Use the variables created above to calcualte the difference in days and store them in cohort Index column.

In [None]:
years_diff = invoice_year - cohort_year
months_diff = invoice_month - cohort_month

## Create 1st Cohort: User number & Retention Rate

### i. Pivot Cohort and Cohort Retention

In [None]:
df['CohortIndex'] = years_diff * 12 + months_diff + 1
df.head()

In [None]:
# Count monthly active customers from each cohort
grouping_count = df.groupby(['cohort_date', 'CohortIndex'])
cohort_data = grouping_count['CustomerID'].apply(pd.Series.nunique)
cohort_data = cohort_data.reset_index()
cohort_counts = cohort_data.pivot(index='cohort_date',
                                  columns='CohortIndex',
                                  values='CustomerID')
cohort_counts

In [None]:
# --Calculate Retention Rate--
cohort_sizes = cohort_counts.iloc[:,0]
retention = cohort_counts.divide(cohort_sizes, axis=0).apply(lambda x: round(x,2))
retention.index = retention.index.strftime('%m-%Y')

In [None]:
retention.round(3) * 100 #to show the number as percentage 

### ii. Visualize analysis of cohort 1 using seaborn and matplotlib modules

In [None]:
retention.T.columns

In [None]:
plt.figure(figsize=(15, 6))
plt.title('Retention rates')
sns.heatmap(data = retention, annot = True, fmt = '.0%',vmin = 0.0,vmax = 0.5,cmap = 'BuGn')
plt.show()

**Insights:**
* we can see from the above chart that more users tend to purchase as time goes on.
* The 12-2010 cohort is the strongest. The 02-2011 and 04-2011 cohort are the weaknest cohort.

In [None]:
plt.figure(figsize=(15,6))
# retention[list(range(1,14))].plot(figsize=(10,5))
retention.loc[['12-2010', '02-2011', '04-2011','01-2011'],:].T.plot(figsize=(10,5))
# retention.iloc[:,:].T.plot(figsize=(10,5))
plt.title('Cohorts: Retention')
plt.xlim(1,12)
plt.ylim(0,0.6)
plt.xlabel('Cohort Period')
plt.ylabel('% of Cohort Purchasing')

## Create the 2nd Cohort: Average Quantity Sold

### i. Pivot Cohort and Cohort Retention

In [None]:
# --Calculate Average Quantity--
grouping_qty = df.groupby(['cohort_date', 'CohortIndex'])
cohort_data_qty = grouping_qty['Quantity'].mean()
cohort_data_qty = cohort_data_qty.reset_index()
average_quantity = cohort_data_qty.pivot(index='cohort_date',
                                     columns='CohortIndex',
                                     values='Quantity')
average_quantity.index = average_quantity.index.strftime('%m-%Y')

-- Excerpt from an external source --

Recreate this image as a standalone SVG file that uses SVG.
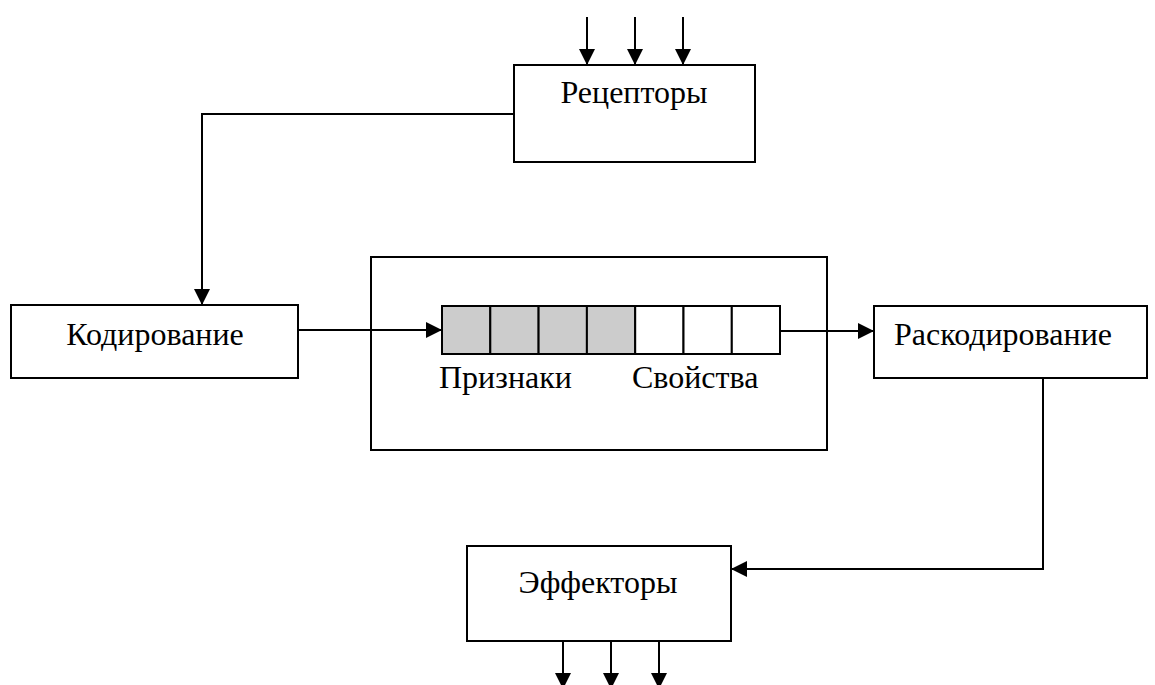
<svg xmlns="http://www.w3.org/2000/svg" width="1155" height="685" viewBox="0 0 1155 685">
<style>
.box{fill:#fff;stroke:#000;stroke-width:2}
.cell{stroke:#000;stroke-width:2}
.g{fill:#cccccc}
.w{fill:#fff}
.t{font-family:"Liberation Serif","Times New Roman",serif;font-size:32px;fill:#000}
.c{fill:none;stroke:#000;stroke-width:2}
</style>
<defs>
<marker id="ah" viewBox="0 0 16 16" refX="16" refY="8" markerWidth="16" markerHeight="16" markerUnits="userSpaceOnUse" orient="auto">
<path d="M0,0 L16,8 L0,16 Z" fill="#000"/>
</marker>
</defs>
<g id="receptors">
<rect class="box" x="514" y="65" width="241" height="97"/>
<text class="t" x="634" y="103" text-anchor="middle">Рецепторы</text>
</g>
<g id="coding">
<rect class="box" x="11" y="305" width="287" height="73"/>
<text class="t" x="155" y="345" text-anchor="middle">Кодирование</text>
</g>
<g id="memory">
<rect class="box" x="371" y="257" width="456" height="193"/>
<rect class="cell g" x="442" y="306" width="48.3" height="48"/>
<rect class="cell g" x="490.3" y="306" width="48.3" height="48"/>
<rect class="cell g" x="538.6" y="306" width="48.3" height="48"/>
<rect class="cell g" x="586.9" y="306" width="48.3" height="48"/>
<rect class="cell w" x="635.2" y="306" width="48.3" height="48"/>
<rect class="cell w" x="683.5" y="306" width="48.3" height="48"/>
<rect class="cell w" x="731.8" y="306" width="48.2" height="48"/>
<text class="t" x="439" y="388">Признаки</text>
<text class="t" x="632" y="388">Свойства</text>
</g>
<g id="decoding">
<rect class="box" x="874" y="306" width="273" height="72"/>
<text class="t" x="894" y="345">Раскодирование</text>
</g>
<g id="effectors">
<rect class="box" x="467" y="546" width="264" height="95"/>
<text class="t" x="598" y="593" text-anchor="middle">Эффекторы</text>
</g>
<g id="connectors">
<line class="c" x1="587" y1="17" x2="587" y2="65" marker-end="url(#ah)"/>
<line class="c" x1="635" y1="17" x2="635" y2="65" marker-end="url(#ah)"/>
<line class="c" x1="683" y1="17" x2="683" y2="65" marker-end="url(#ah)"/>
<path class="c" d="M514,114 H202 V305" marker-end="url(#ah)"/>
<line class="c" x1="298" y1="330" x2="442" y2="330" marker-end="url(#ah)"/>
<line class="c" x1="780" y1="331" x2="874" y2="331" marker-end="url(#ah)"/>
<path class="c" d="M1043,378 V569 H731" marker-end="url(#ah)"/>
<line class="c" x1="563" y1="641" x2="563" y2="689" marker-end="url(#ah)"/>
<line class="c" x1="611" y1="641" x2="611" y2="689" marker-end="url(#ah)"/>
<line class="c" x1="659" y1="641" x2="659" y2="689" marker-end="url(#ah)"/>
</g>
</svg>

### ii. Visualize analysis of cohort 2 using seaborn and matplotlib modules

In [None]:
# Plot average quantity
plt.figure(figsize=(15, 6))
plt.title('Average Quantity')
sns.heatmap(data = average_quantity, annot=True, cmap='Blues')
plt.show()

## Create the 3rd Cohort: Average Sales


### i. Pivot Cohort and Cohort Retention

In [None]:
# --Calculate Average Price--
grouping_price = df.groupby(['cohort_date', 'CohortIndex'])
cohort_data_price = grouping_price['TotalPrice'].mean()
cohort_data_price = cohort_data_price.reset_index()
average_price = cohort_data_price.pivot(index='cohort_date',
                                     columns='CohortIndex',
                                     values='TotalPrice')
average_price.index = average_price.index.strftime('%m-%Y')

### ii. Visualize analysis of cohort 3 using seaborn and matplotlib modules

In [None]:
# Plot average sales
plt.figure(figsize=(15, 6))
plt.title('Average Price')
sns.heatmap(data = average_price, annot=True, cmap='Blues')
plt.show()

For e-commerce organisations, cohort analysis is a unique opportunity to find out which clients are the most valuable to their business. by performing Cohort analysis you can get answers to following questions:

- How much effective was a marketing campaign held in a particular time period?
- Did the strategy employed to improve the conversion rates of Customers worked?
- Should I focus more on retention rather than acquiring new customers?
- Are my customer nurturing strategies effective?
- Which marketing channels bring me the best results?
- Is there a seasoanlity pattern in Customer behahiour?